Anthropologie : A Madagascar, de mystérieuses peintures rupestres font le lien entre différentes formes d’art issues de plusieurs continents

Après une décennie d’analyses approfondies, un groupe de scientifiques internationaux a enfin déchiffré des symboles énigmatiques découverts dans une grotte de Madagascar en 2013. En se basant sur de multiples sources, les historiens ont établi des liens avec des cultures distantes de milliers de kilomètres, se trouvant à la fois au Nord de l’Afrique et au Sud de l’Asie. (Source : « The conversation »).

Dans les profondeurs de la réserve naturelle de Beanka, à Madagascar, une découverte réalisée en 2013 renforce les théories sur le développement multiculturel de l’île. L’exploration de la grotte d’Andriamamelo il y a une décennie avait révélé la présence de nombreuses peintures rupestres. Cela a déclenché des études approfondies sur l’origine de ces représentations, certaines étant liées à la langue austronésienne pratiquée à Bornéo vers 2000 avant l’ère commune. Durant la dernière décennie, plusieurs articles ont abordé les progrès de la recherche. Cependant, un article publié récemment, le 12 décembre dernier, sur le site « The Conversation », offre des détails supplémentaires sur le travail des scientifiques.

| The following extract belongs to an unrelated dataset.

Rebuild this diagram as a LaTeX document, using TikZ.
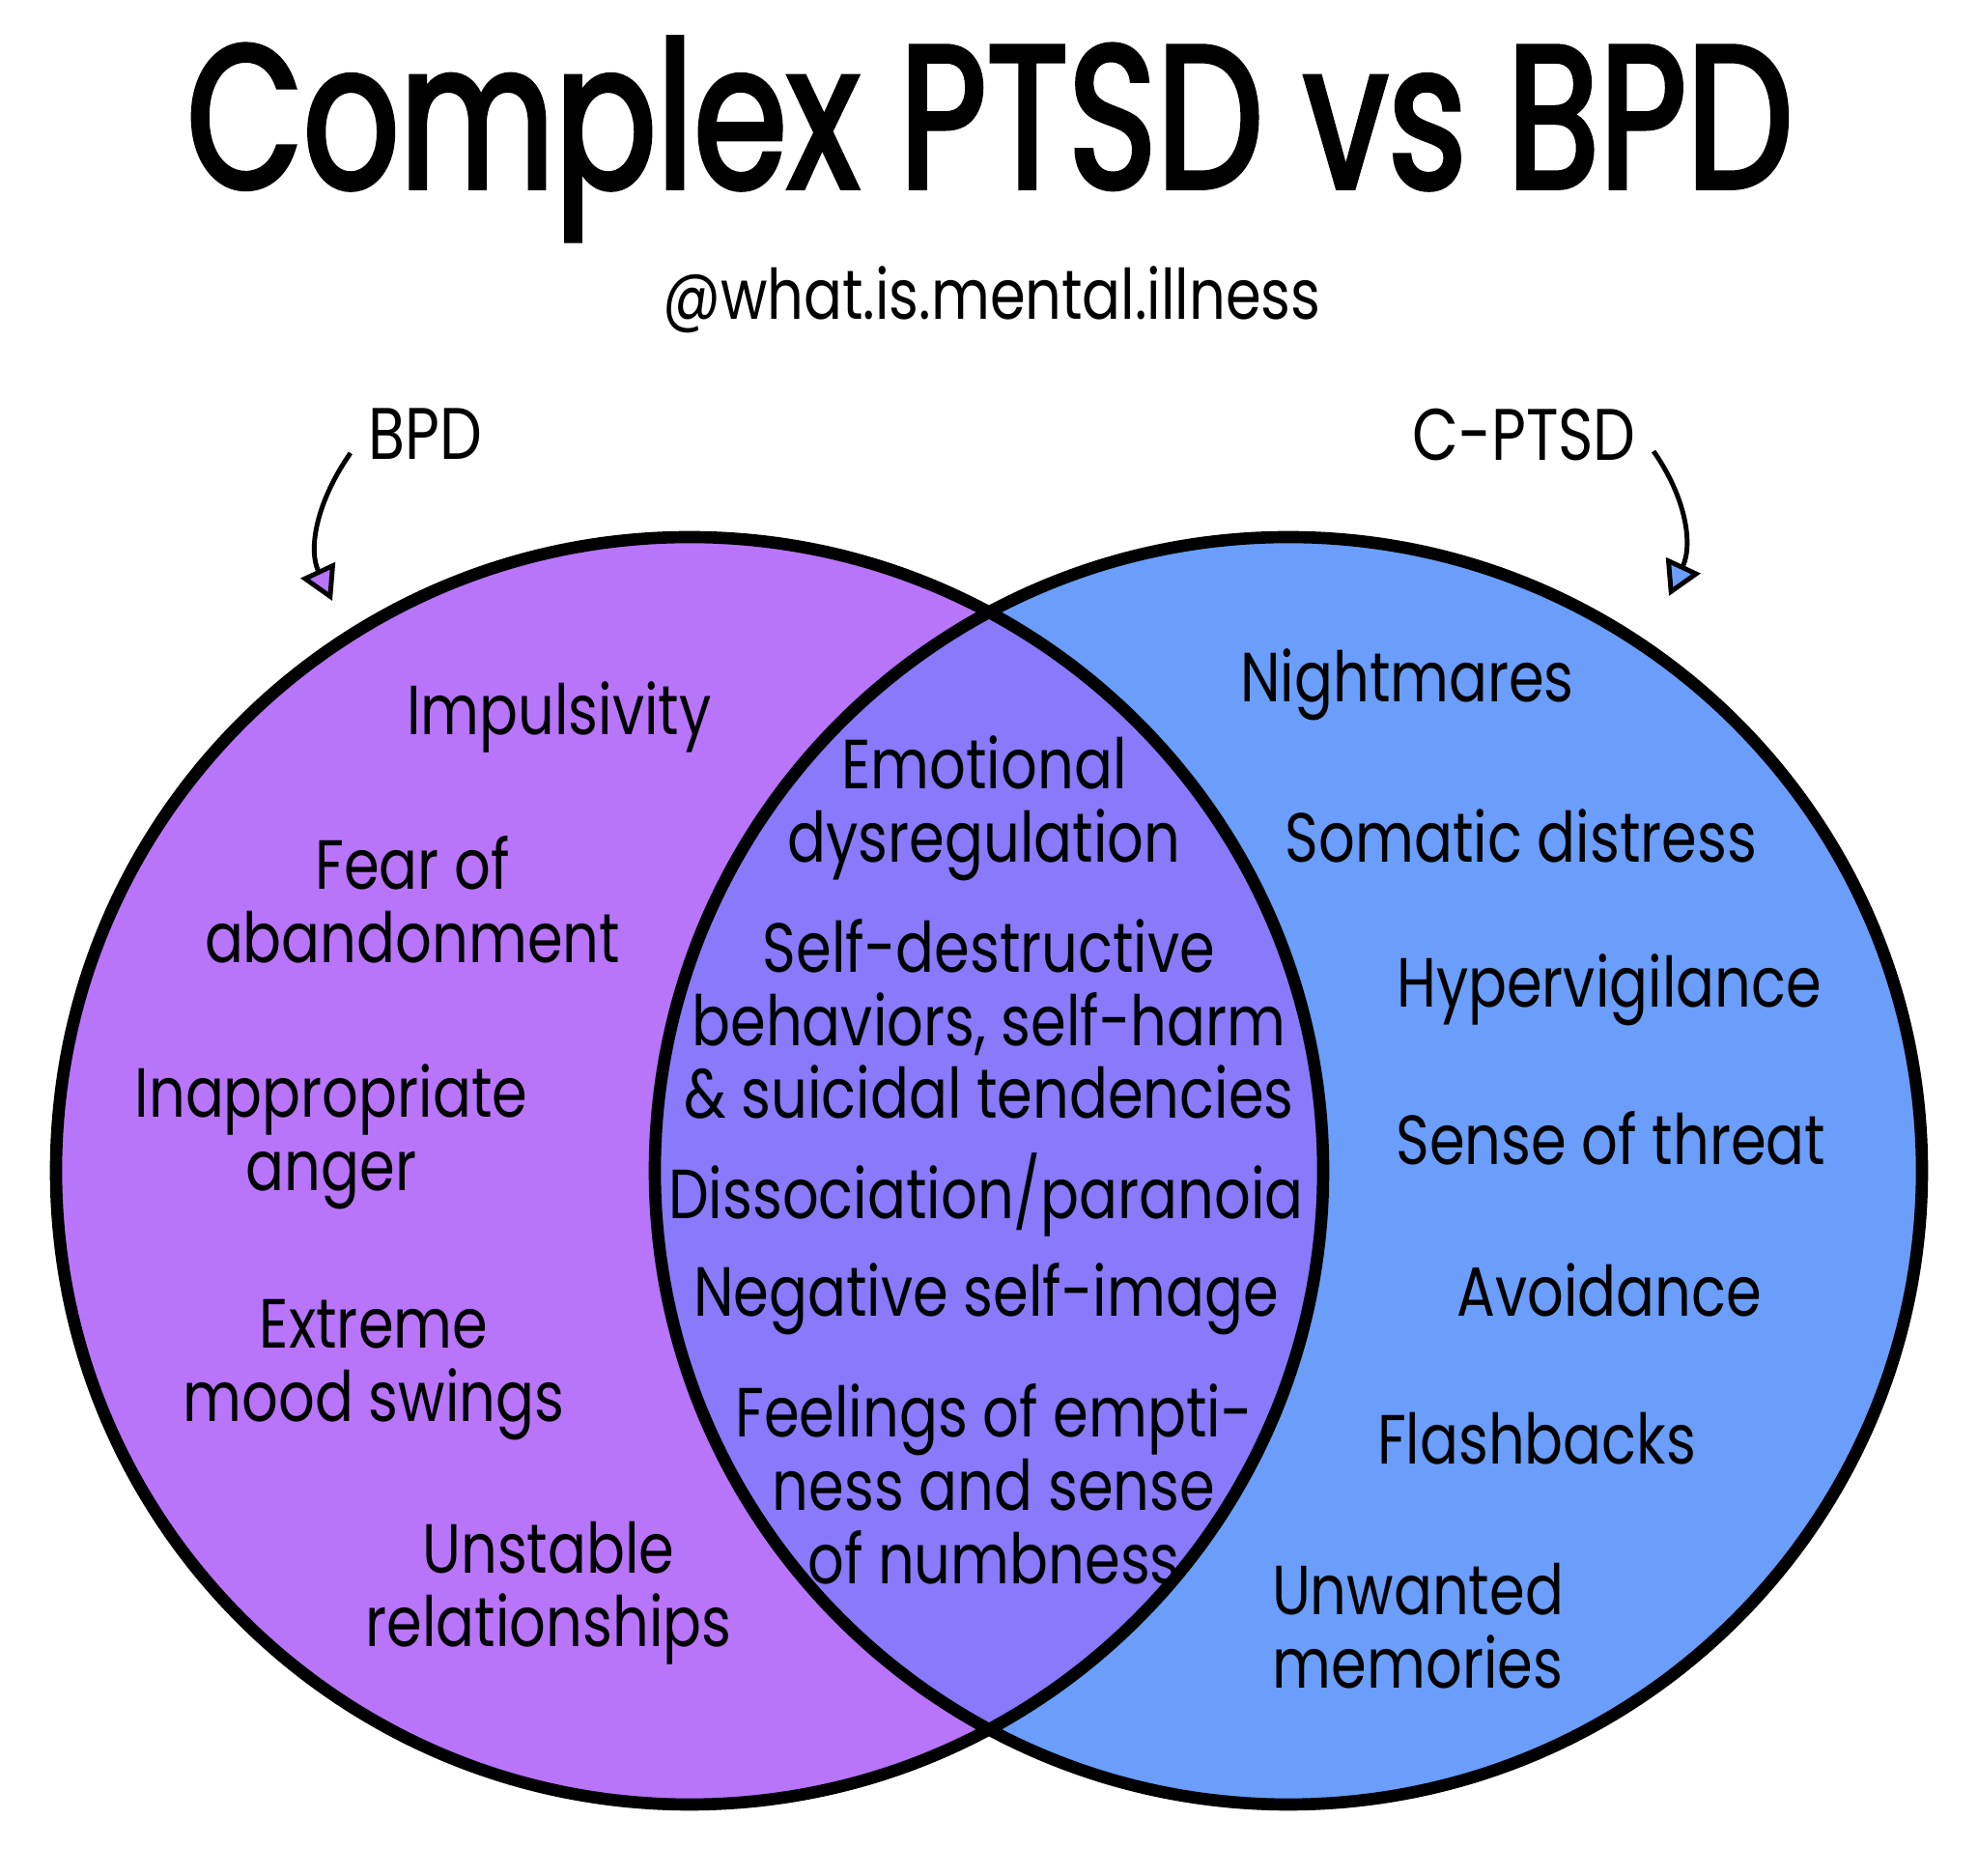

Des dizaines de symboles étranges décryptés

En 2013, les chercheurs reproduisaient 72 dessins, qui imprégnaient les murs de la grotte d’Andriamamelo à l’encre noire. Parmi les symboles étudiés, on retrouve six représentations d’humains, seize animaux, plusieurs formes hybrides et diverses lettres appartenant à un alphabet non identifié à cette époque. Pour déchiffrer ces écrits anciens, l’équipe composée de scientifiques malgaches, britanniques et états-uniens s’est penchée sur les archives et les études universitaires précédemment menées.

Les historiens ont su identifier plusieurs esquisses, renvoyant à des divinités égyptiennes. Une figure humanoïde à figure de canidé rappelle le dieu des nécropoles Anubis. Un oiseau anthropomorphe renvoie au dieu-scribe Thot, tandis qu’une sorte de faucon s’apparente à Horus. L’étude approfondie des peintures permet aux chercheurs d’estimer leur datation, entre -300 à -30 avant l’ère commune Un autre mystérieux caractère est issu d’un autre pays africain : une sorte de lettre en forme de « M ». Ce signe possède des similarités avec la lettre ሐ (« hä ») issue de l’alphabet amharique, langue sémitique d’Éthiopie pratiquée depuis des siècles. Il s’avère cependant que ce symbole avait déjà été observé ailleurs, inscrit sur les murs d’une grotte de Bornéo il y a 2 000 ans.

L’identité culturelle et historique de Madagascar suscite le débat chez les anthropologues depuis de nombreuses années. L’île, bordant les côtes africaines, se situe à 7 500 kilomètres des rivages de Bornéo. Comment expliquer les similitudes entre les formes d’écriture antique retrouvées en Asie du Sud-Est et dans la grotte d’Andriamamelo ? Les premiers campements humains à Madagascar datent d’il y a 2 000 ans.

Mais le sujet de la colonisation de l’île fait débat. « The Conversation » relève que des personnages tels qu’Antiochos IV ont mené de larges campagnes de colonisation durant l’ère ptolémaïque en Égypte, entre le IVe et le Ier siècle avant l’ère commune. Les marchands romains et grecs circulaient alors au large des côtes africaines.

Les peintures de la grotte d’Andriamamelo soulèvent autant de questions qu’elles fascinent. Pour les universitaires, ces découvertes sont autant de clés pour comprendre la colonisation de l’île et l’extinction de la mégafaune après l’arrivée de l’Homme à Madagascar. De plus amples recherches permettront d’en apprendre plus sur les langues austronésiennes s’étant développées sur le pourtour de l’océan Indien, et ainsi de mieux appréhender l’incroyable histoire multiculturelle et les influences variées de l’île de Madagascar.